Why saying nasty things in front of grieving
relatives and friends at the funeral
of a fallen soldier not a problem 
while criticizing courts is?
I guess, I seek logic while, while it is wrong
to do so.  After all, I was already punished
for seeking it, in writing, in pleadings.
When will I learn?  

So, instead of seeking any logic in brazenly
unconstitutional statutes protecting
corrupt judiciary from criticism - you step
200 feet and one inch from the courthouse,
take a megaphone in hand, put a giant sign
"LOCK UP CORRUPT JUDGE DOE" or such like - and
you are good to go. 
Especially if you are a woman, remember, 
this is a "he" statute.  

And you know what is also GOOD about this statute?

It shows that the bastards in that courthouse are 
afraid of exposure.

So exposure is what they should be getting. 



  1. It seems to be limited to speech about a trial currently taking place.

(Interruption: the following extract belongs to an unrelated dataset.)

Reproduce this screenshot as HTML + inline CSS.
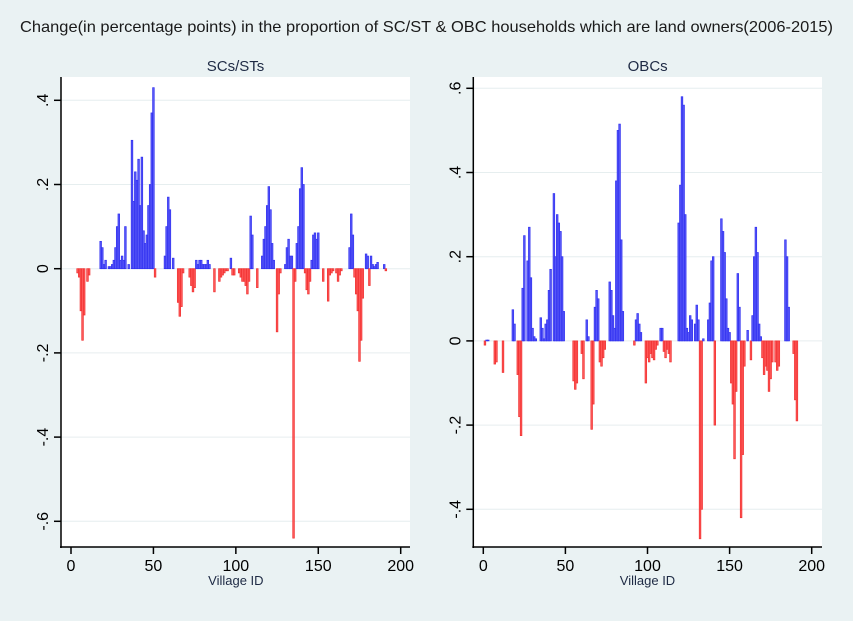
<!DOCTYPE html>
<html><head><meta charset="utf-8"><style>
body{margin:0;background:#eaf2f3;}
svg{display:block;font-family:"Liberation Sans",Arial,sans-serif;}
</style></head><body>
<svg id="chart" width="853" height="621">
<rect width="853" height="621" fill="#eaf2f3"/>
<text x="20" y="32" font-size="16" textLength="813" lengthAdjust="spacingAndGlyphs" fill="#1a1a1a">Change(in percentage points) in the proportion of SC/ST &amp; OBC households which are land owners(2006-2015)</text>
<g id="left"></g>
<g id="right"></g>
</svg>
<script>
const scstIds  = [4,5,6,7,8,10,11,18,19,20,21,23,24,25,26,27,28,29,30,31,32,33,35,37,38,39,40,41,42,43,44,45,46,47,48,49,50,51,57,58,59,60,62,65,66,67,68,72,73,74,75,76,77,78,79,80,81,82,83,84,87,90,91,92,93,94,95,97,98,99,102,103,104,105,106,107,108,109,110,113,116,117,118,119,120,121,122,123,125,126,127,130,131,132,133,134,135,136,137,138,139,140,141,142,143,144,145,146,147,148,149,150,153,156,157,158,159,161,162,163,164,169,170,171,172,173,174,175,176,177,179,180,181,182,183,184,185,186,190,191];
const scstVals = [-0.01,-0.02,-0.1,-0.17,-0.11,-0.03,-0.015,0.065,0.05,0.01,0.02,0.005,0.005,0.01,0.02,0.05,0.1,0.13,0.02,0.03,0.02,0.1,0.01,0.305,0.16,0.23,0.21,0.26,0.15,0.265,0.09,0.06,0.08,0.15,0.2,0.37,0.43,-0.02,0.03,0.1,0.17,0.14,0.025,-0.08,-0.113,-0.09,-0.01,-0.02,-0.04,-0.055,-0.045,0.02,0.01,0.02,0.02,0.01,0.01,0.01,0.02,0.01,-0.055,-0.03,-0.02,-0.015,-0.01,-0.005,-0.005,0.025,-0.015,-0.015,-0.01,-0.02,-0.03,-0.03,-0.04,-0.06,-0.03,0.125,0.08,-0.045,0.03,0.07,0.1,0.15,0.195,0.14,0.06,0.02,-0.15,-0.06,-0.01,0.01,0.05,0.07,0.03,0.03,-0.64,-0.03,0.06,0.1,0.19,0.24,0.2,-0.01,-0.05,-0.06,-0.03,0.02,0.08,0.085,0.07,0.085,-0.03,-0.077,-0.015,-0.01,-0.005,-0.01,-0.03,-0.015,-0.005,0.05,0.13,0.08,-0.02,-0.06,-0.1,-0.22,-0.17,-0.07,0.035,0.03,-0.04,0.03,0.01,0.005,0.01,0.015,0.01,-0.005,-0.04];
const obcIds  = [1,2,3,7,8,12,18,19,21,22,23,24,25,27,28,29,30,31,32,35,36,37,38,39,40,41,43,44,45,46,47,48,49,55,56,57,60,61,63,64,66,67,68,69,70,71,72,73,74,77,78,79,80,81,82,83,84,85,92,93,94,95,96,99,100,101,102,103,104,105,106,108,109,110,111,112,113,114,119,120,121,122,123,124,125,126,127,129,130,131,132,133,134,137,138,139,140,141,145,146,147,148,149,150,151,152,153,154,155,156,157,158,159,161,163,164,165,166,167,168,169,170,171,172,173,174,175,176,178,179,180,184,185,186,189,190,191];
const obcVals = [-0.01,0.002,0.002,-0.055,-0.05,-0.075,0.074,0.04,-0.08,-0.18,-0.225,0.125,0.25,0.19,0.27,0.15,0.03,0.01,0.005,0.055,0.03,0.005,0.04,0.05,0.12,0.17,0.35,0.2,0.3,0.28,0.26,0.2,0.07,-0.095,-0.115,-0.1,-0.03,-0.09,0.05,0.01,-0.21,-0.15,0.08,0.12,0.1,-0.05,-0.06,-0.04,-0.02,0.14,0.12,0.06,0.03,0.38,0.5,0.515,0.24,0.07,-0.01,0.05,0.065,0.04,0.02,-0.1,-0.04,-0.05,-0.03,-0.04,-0.045,-0.02,-0.01,0.03,0.03,-0.025,-0.04,-0.02,-0.03,-0.05,0.28,0.37,0.58,0.56,0.3,0.03,0.02,0.06,0.05,0.04,0.085,0.05,-0.47,-0.4,0.005,0.05,0.09,0.19,0.2,-0.2,0.29,0.26,0.21,0.1,0.03,0.02,-0.1,-0.15,-0.28,-0.12,0.16,0.08,-0.42,-0.27,-0.06,0.025,-0.045,0.06,0.2,0.27,0.21,0.04,0.01,-0.04,-0.08,-0.06,-0.07,-0.12,-0.09,-0.05,-0.05,-0.07,-0.06,0.24,0.2,0.08,-0.03,-0.14,-0.19];
const xTicks = [0,50,100,150,200];
const scstYTicks = [0.4,0.2,0,-0.2,-0.4,-0.6];
const scstYLabels = [".4",".2","0","-.2","-.4","-.6"];
const obcYTicks = [0.6,0.4,0.2,0,-0.2,-0.4];
const obcYLabels = [".6",".4",".2","0","-.2","-.4"];
const NS="http://www.w3.org/2000/svg";
function mk(parent,tag,attrs,txt){const e=document.createElementNS(NS,tag);for(const k in attrs)e.setAttribute(k,attrs[k]);if(txt!==undefined)e.textContent=txt;parent.appendChild(e);return e;}
function panel(g,o,ids,vals,yt,yl,title){
  const X=v=>o.x0+(v-0)*(o.x200-o.x0)/200;
  const Y=v=>o.y0-v*o.unit;
  const bg=mk(g,'rect',{x:o.left,y:o.top,width:o.right-o.left,height:o.bottom-o.top,fill:'#fff'});
  
  
  const t=mk(g,'text',{x:(o.left+o.right)/2,y:o.top-6,'text-anchor':'middle','font-size':15,fill:'#1e2a44'},title);
  
  
  yt.forEach((v,i)=>{
    const gl=mk(g,'line',{x1:o.left,x2:o.right,y1:Y(v),y2:Y(v),stroke:'#e6eeef','stroke-width':1});
    
    
    mk(g,'line',{x1:o.left-7,x2:o.left,y1:Y(v),y2:Y(v),stroke:'#000','stroke-width':1.5});
    const lb=mk(g,'text',{x:0,y:0,'text-anchor':'middle','font-size':16,fill:'#000',transform:`translate(${o.left-13},${Y(v)}) rotate(-90)`},yl[i]);
    
    
  });
  ids.forEach((id,i)=>{
    const v=vals[i];const pos=v>=0;
    const y1=Y(Math.max(v,0)),y2=Y(Math.min(v,0));
    const r=mk(g,'rect',{x:X(id-0.5),y:y1,width:X(1)-X(0),height:Math.max(y2-y1,0.5),fill:pos?'#5a5af8':'#ff5a5a',stroke:pos?'#3030f0':'#f03030','stroke-width':0.7});
    
    
  });
  mk(g,'line',{x1:o.left,x2:o.left,y1:o.top,y2:o.bottom+1,stroke:'#000','stroke-width':1.5});
  mk(g,'line',{x1:o.left-1,x2:o.right,y1:o.bottom,y2:o.bottom,stroke:'#000','stroke-width':1.5});
  xTicks.forEach(v=>{
    mk(g,'line',{x1:X(v),x2:X(v),y1:o.bottom,y2:o.bottom+7,stroke:'#000','stroke-width':1.5});
    const lb=mk(g,'text',{x:X(v),y:o.bottom+24,'text-anchor':'middle','font-size':16,fill:'#000'},String(v));
    
    
  });
  const xt=mk(g,'text',{x:X(100),y:o.bottom+38,'text-anchor':'middle','font-size':13,fill:'#1e2a44'},'Village ID');
  
  
}
panel(document.getElementById('left'),{left:61,right:410,top:77,bottom:547,x0:71,x200:400.7,y0:268.7,unit:421},scstIds,scstVals,scstYTicks,scstYLabels,'SCs/STs');
panel(document.getElementById('right'),{left:473.3,right:822,top:77,bottom:547,x0:483.3,x200:811.7,y0:340.9,unit:421},obcIds,obcVals,obcYTicks,obcYLabels,'OBCs');
</script>
</body></html>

So it's aimed at preventing outside influence on jurors I guess.

    My voice can carry 1,000 fwet I'd bet! And through closed courthouse windows.

  2. It seems to be limited to speech about a trial currently taking place. So it's aimed at preventing outside influence on jurors I guess.

    My voice can carry 1,000 fwet I'd bet! And through closed courthouse windows.

  3. That's exactly the problem - "it seems". It does not clearly say that the statute seeks to prevent influencing specifically a jury in a jury trial. Moreover, it has this little word "or" indicating that the statute prohibits addressing the conduct of the trial OR the character of the court. Yet, it is not clear why a judge should be free from public criticism at any time. If a judge is corrupt and if the trial is being done in a corrupt manner, it is better
    that the corruption be addressed, in every possible way, at the earliest time possible,
    and in the most effective manner possible.

    So - 200'1" and a megaphone it is.

  4. Well, what I could never develop is a commanding voice :).